**THE PROBLEM**
Everything from the line with "Clone this chart in Altair." through the line with "L640,-30 L640,149 L455,77", inclusive, should be repeated exactly, except the pictures.

**RECORDS FOR THIS EXERCISE**
•••••

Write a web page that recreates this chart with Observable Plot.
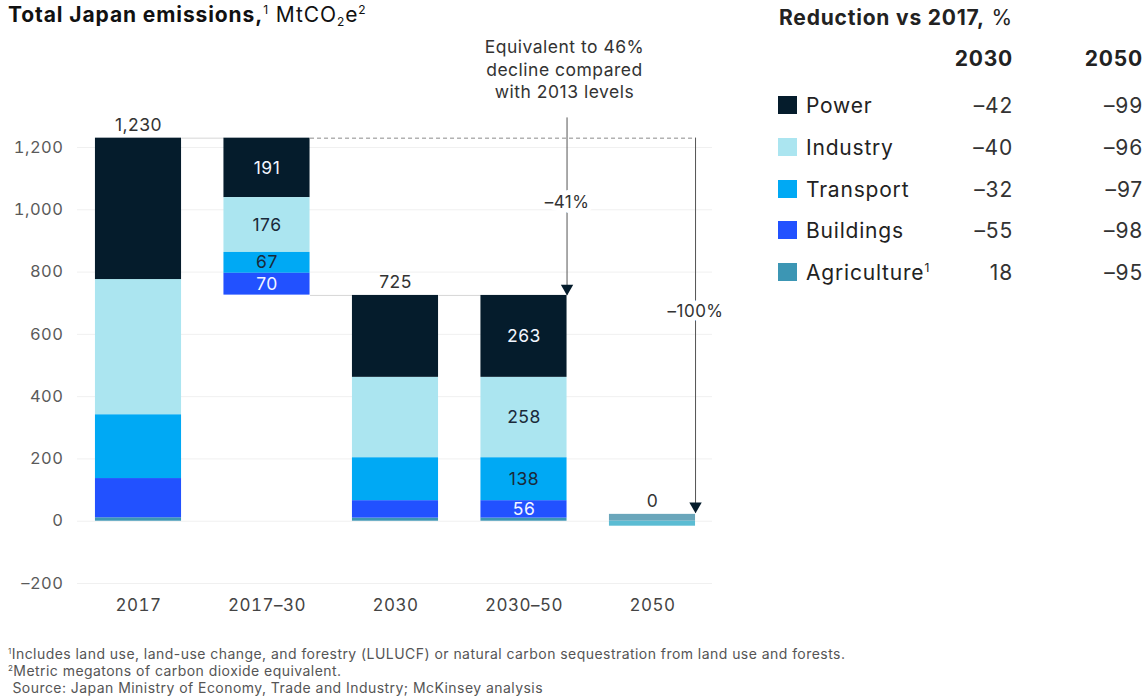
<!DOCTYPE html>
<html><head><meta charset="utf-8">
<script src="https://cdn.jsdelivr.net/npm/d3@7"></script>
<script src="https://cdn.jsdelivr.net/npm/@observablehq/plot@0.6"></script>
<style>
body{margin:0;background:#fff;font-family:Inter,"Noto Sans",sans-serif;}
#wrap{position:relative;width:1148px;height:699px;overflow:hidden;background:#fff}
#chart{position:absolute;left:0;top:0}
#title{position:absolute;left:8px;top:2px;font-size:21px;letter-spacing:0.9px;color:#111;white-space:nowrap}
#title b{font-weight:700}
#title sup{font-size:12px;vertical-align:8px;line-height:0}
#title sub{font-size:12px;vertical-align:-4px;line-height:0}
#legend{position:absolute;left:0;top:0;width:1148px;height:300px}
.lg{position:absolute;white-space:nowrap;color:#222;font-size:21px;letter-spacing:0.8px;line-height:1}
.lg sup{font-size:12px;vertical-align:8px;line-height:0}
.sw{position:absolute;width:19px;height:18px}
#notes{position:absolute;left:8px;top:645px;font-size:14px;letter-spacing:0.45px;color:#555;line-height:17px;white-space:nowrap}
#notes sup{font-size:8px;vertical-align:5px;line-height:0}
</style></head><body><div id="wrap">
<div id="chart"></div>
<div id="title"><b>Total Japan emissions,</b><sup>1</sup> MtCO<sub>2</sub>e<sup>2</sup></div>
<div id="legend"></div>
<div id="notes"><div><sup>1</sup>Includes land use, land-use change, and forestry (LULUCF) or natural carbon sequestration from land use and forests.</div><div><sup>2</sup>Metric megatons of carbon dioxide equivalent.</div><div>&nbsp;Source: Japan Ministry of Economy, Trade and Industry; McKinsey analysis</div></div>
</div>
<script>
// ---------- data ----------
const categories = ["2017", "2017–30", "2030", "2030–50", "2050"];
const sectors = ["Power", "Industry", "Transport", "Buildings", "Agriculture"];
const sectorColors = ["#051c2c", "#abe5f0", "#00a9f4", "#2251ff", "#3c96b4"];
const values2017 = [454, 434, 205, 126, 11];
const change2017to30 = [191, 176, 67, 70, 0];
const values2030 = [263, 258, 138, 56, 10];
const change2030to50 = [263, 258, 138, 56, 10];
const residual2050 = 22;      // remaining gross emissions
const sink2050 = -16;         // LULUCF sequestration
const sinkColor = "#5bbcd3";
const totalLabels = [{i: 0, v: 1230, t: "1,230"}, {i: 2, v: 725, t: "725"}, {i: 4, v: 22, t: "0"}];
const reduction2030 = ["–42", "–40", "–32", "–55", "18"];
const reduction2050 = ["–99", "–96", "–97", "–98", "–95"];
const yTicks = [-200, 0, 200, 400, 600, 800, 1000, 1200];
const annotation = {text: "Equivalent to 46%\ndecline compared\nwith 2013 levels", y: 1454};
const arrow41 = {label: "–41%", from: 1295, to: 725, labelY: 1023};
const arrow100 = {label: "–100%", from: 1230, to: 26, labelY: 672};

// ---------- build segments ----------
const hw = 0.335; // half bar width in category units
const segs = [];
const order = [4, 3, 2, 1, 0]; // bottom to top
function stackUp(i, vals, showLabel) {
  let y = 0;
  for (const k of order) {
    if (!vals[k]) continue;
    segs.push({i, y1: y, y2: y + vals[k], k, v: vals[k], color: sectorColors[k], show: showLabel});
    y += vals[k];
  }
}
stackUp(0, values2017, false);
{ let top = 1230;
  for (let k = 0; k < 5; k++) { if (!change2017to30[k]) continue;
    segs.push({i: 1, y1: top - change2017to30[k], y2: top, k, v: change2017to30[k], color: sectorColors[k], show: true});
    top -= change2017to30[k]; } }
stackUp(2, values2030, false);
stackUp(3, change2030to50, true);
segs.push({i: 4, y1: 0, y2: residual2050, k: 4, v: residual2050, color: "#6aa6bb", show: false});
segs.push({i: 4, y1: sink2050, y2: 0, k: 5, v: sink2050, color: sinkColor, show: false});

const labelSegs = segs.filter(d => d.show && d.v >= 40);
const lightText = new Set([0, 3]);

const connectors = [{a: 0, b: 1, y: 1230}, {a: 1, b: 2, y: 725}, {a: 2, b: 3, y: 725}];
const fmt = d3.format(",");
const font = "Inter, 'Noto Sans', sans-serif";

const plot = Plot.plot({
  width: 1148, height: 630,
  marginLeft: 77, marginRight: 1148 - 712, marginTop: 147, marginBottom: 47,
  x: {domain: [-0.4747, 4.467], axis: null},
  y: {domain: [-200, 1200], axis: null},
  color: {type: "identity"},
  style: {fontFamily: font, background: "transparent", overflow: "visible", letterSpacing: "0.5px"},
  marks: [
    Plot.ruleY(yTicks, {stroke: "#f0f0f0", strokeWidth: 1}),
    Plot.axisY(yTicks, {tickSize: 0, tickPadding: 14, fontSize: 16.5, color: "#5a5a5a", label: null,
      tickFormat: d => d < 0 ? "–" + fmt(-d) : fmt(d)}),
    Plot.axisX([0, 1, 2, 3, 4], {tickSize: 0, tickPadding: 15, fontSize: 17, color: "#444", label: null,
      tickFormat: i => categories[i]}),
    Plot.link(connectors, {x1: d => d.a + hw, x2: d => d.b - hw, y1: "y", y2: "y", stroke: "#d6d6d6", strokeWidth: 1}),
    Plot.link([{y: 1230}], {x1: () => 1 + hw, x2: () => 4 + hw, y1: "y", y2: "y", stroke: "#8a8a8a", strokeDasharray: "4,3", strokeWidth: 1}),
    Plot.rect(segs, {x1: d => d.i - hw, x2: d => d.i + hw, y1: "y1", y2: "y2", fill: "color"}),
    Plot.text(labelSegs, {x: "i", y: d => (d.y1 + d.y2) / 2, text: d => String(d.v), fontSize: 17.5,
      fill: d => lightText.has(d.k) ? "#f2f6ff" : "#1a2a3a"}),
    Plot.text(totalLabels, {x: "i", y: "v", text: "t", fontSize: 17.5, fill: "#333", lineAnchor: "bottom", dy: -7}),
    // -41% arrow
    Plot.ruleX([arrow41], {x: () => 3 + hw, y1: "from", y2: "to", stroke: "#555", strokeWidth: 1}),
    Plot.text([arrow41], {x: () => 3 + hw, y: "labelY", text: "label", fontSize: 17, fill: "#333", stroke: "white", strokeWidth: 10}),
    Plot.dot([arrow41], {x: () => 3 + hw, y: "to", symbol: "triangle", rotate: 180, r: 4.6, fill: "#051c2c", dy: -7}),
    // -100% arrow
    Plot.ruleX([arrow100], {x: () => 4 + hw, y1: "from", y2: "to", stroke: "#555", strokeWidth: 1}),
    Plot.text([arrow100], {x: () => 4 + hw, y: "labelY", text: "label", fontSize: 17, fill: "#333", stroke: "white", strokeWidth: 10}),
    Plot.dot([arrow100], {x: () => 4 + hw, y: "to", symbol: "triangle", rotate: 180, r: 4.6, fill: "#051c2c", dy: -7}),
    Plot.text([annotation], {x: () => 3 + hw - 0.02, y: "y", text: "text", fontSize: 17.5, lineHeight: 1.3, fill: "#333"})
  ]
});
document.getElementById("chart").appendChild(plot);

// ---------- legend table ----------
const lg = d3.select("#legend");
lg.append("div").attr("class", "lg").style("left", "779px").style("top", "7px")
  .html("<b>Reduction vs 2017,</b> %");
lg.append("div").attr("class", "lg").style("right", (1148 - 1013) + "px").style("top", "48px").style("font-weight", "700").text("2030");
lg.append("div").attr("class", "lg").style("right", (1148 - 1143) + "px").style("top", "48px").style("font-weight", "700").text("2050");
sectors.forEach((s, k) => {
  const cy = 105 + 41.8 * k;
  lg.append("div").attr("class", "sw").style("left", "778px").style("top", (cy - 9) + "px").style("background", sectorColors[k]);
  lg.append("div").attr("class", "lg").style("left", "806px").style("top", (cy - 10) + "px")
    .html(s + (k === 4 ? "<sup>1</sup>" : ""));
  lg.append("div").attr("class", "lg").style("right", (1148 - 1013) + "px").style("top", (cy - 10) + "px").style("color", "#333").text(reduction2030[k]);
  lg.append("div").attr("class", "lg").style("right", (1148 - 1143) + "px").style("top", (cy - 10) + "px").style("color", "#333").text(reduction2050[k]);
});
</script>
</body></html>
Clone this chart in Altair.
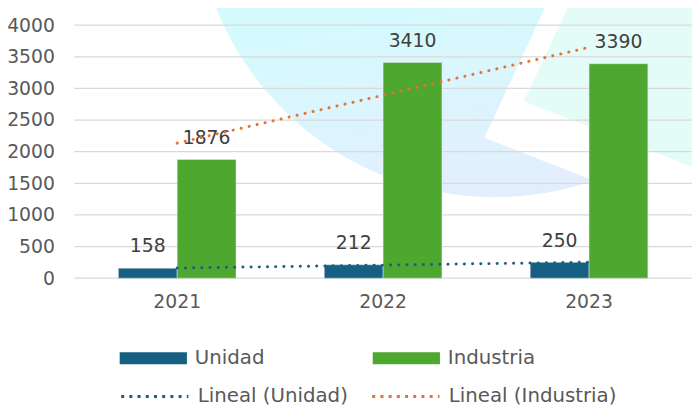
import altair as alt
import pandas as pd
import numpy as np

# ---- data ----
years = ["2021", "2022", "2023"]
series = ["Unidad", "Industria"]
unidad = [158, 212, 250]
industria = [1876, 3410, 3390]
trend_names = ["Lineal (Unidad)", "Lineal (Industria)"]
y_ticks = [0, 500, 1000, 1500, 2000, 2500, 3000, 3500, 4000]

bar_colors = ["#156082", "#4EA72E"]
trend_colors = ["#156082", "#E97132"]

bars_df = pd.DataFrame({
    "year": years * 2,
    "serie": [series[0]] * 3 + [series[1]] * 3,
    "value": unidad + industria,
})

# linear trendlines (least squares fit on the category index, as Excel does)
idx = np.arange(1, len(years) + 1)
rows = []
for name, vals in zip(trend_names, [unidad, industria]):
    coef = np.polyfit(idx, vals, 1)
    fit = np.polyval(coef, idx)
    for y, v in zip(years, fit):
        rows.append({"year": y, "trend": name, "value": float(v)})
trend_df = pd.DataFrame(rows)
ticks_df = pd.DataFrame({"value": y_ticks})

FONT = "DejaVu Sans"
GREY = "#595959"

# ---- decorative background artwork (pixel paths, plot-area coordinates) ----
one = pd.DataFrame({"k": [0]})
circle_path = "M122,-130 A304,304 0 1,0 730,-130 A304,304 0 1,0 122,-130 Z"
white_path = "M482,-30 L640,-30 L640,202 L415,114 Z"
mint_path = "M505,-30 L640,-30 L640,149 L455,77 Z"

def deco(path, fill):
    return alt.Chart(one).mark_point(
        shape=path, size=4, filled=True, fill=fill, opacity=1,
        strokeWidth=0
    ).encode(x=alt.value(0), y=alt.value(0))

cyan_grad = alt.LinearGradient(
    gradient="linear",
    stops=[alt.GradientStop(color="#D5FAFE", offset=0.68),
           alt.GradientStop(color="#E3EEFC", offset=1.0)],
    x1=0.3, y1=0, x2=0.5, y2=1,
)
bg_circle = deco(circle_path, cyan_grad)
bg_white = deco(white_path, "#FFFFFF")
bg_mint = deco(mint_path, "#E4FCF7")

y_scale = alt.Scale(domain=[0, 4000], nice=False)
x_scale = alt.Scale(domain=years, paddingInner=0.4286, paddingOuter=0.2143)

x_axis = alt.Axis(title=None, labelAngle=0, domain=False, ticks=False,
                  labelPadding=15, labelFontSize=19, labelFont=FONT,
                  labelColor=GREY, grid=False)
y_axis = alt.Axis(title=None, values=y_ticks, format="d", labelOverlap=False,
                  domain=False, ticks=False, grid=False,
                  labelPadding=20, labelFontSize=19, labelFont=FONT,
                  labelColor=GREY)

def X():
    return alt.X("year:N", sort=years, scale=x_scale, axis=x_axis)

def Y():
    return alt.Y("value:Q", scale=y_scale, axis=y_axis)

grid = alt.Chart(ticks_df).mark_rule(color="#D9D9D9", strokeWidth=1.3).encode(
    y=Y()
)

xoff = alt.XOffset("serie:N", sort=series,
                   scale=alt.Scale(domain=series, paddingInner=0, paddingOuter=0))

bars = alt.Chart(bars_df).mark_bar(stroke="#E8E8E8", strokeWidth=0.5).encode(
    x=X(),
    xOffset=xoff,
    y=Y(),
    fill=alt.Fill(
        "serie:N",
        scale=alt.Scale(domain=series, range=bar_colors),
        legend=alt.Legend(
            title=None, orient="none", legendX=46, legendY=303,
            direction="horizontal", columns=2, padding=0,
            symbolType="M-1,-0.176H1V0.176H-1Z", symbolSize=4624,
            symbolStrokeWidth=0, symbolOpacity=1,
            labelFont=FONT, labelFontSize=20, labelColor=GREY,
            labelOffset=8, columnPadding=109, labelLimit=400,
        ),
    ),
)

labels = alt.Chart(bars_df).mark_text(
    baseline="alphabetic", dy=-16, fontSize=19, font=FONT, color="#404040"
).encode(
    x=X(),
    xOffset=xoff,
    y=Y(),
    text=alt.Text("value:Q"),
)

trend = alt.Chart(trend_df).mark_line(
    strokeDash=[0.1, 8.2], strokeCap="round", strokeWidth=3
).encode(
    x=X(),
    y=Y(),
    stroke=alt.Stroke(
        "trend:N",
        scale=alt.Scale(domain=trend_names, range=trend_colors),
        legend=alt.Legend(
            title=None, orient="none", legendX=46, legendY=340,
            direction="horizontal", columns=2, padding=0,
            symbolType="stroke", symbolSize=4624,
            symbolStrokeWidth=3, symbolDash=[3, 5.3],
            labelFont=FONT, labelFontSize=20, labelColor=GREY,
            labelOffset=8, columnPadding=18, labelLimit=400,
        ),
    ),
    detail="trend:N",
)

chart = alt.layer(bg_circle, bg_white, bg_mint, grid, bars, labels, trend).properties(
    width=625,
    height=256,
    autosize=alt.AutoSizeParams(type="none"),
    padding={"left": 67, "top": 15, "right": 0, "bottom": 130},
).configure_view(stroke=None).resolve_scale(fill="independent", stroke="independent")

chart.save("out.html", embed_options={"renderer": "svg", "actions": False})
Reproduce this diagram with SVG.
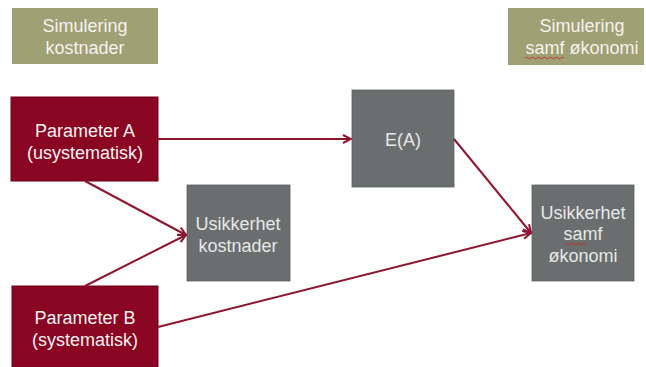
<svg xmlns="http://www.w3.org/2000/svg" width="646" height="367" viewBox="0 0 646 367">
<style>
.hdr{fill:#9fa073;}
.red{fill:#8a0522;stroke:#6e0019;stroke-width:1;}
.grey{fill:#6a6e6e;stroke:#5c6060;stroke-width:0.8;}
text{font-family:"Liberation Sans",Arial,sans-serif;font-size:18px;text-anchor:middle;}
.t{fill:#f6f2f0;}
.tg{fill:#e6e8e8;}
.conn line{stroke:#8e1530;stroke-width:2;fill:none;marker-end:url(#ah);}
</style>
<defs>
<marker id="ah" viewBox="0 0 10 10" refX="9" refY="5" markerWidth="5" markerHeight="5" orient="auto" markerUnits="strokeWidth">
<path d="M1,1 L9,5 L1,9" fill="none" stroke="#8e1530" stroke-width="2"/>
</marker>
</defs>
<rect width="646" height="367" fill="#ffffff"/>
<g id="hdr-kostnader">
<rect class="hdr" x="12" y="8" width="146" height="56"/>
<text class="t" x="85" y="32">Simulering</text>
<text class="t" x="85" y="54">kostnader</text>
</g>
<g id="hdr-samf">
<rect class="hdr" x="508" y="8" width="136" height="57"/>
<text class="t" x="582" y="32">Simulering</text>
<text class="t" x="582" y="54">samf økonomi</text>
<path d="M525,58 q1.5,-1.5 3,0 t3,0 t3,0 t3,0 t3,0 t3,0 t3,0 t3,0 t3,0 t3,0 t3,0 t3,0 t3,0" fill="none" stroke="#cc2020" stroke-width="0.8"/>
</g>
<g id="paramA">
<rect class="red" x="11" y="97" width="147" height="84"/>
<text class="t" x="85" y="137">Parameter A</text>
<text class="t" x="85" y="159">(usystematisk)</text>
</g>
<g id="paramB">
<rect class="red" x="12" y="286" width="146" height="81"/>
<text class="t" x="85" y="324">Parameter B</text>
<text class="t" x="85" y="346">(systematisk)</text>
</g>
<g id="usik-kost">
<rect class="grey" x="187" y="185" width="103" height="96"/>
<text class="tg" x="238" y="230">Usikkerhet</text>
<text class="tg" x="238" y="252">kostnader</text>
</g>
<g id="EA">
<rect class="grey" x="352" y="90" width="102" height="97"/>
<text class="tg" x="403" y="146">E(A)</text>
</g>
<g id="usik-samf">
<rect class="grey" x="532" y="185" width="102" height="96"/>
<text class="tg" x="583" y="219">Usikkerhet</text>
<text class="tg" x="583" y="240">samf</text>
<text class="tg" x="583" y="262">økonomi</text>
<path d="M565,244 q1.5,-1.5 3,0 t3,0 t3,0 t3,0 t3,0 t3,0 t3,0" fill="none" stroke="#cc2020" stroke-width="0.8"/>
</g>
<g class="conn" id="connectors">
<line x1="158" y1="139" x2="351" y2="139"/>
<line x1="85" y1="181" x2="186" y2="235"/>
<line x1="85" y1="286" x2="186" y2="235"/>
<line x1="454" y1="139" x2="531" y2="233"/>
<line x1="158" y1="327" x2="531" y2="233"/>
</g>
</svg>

•••••

**THE COMPLETED TASK**
Clone this chart in Altair.
import altair as alt
import pandas as pd
import numpy as np

# ---- data ----
years = ["2021", "2022", "2023"]
series = ["Unidad", "Industria"]
unidad = [158, 212, 250]
industria = [1876, 3410, 3390]
trend_names = ["Lineal (Unidad)", "Lineal (Industria)"]
y_ticks = [0, 500, 1000, 1500, 2000, 2500, 3000, 3500, 4000]

bar_colors = ["#156082", "#4EA72E"]
trend_colors = ["#156082", "#E97132"]

bars_df = pd.DataFrame({
    "year": years * 2,
    "serie": [series[0]] * 3 + [series[1]] * 3,
    "value": unidad + industria,
})

# linear trendlines (least squares fit on the category index, as Excel does)
idx = np.arange(1, len(years) + 1)
rows = []
for name, vals in zip(trend_names, [unidad, industria]):
    coef = np.polyfit(idx, vals, 1)
    fit = np.polyval(coef, idx)
    for y, v in zip(years, fit):
        rows.append({"year": y, "trend": name, "value": float(v)})
trend_df = pd.DataFrame(rows)
ticks_df = pd.DataFrame({"value": y_ticks})

FONT = "DejaVu Sans"
GREY = "#595959"

# ---- decorative background artwork (pixel paths, plot-area coordinates) ----
one = pd.DataFrame({"k": [0]})
circle_path = "M122,-130 A304,304 0 1,0 730,-130 A304,304 0 1,0 122,-130 Z"
white_path = "M482,-30 L640,-30 L640,202 L415,114 Z"
mint_path = "M505,-30 L640,-30 L640,149 L455,77 Z"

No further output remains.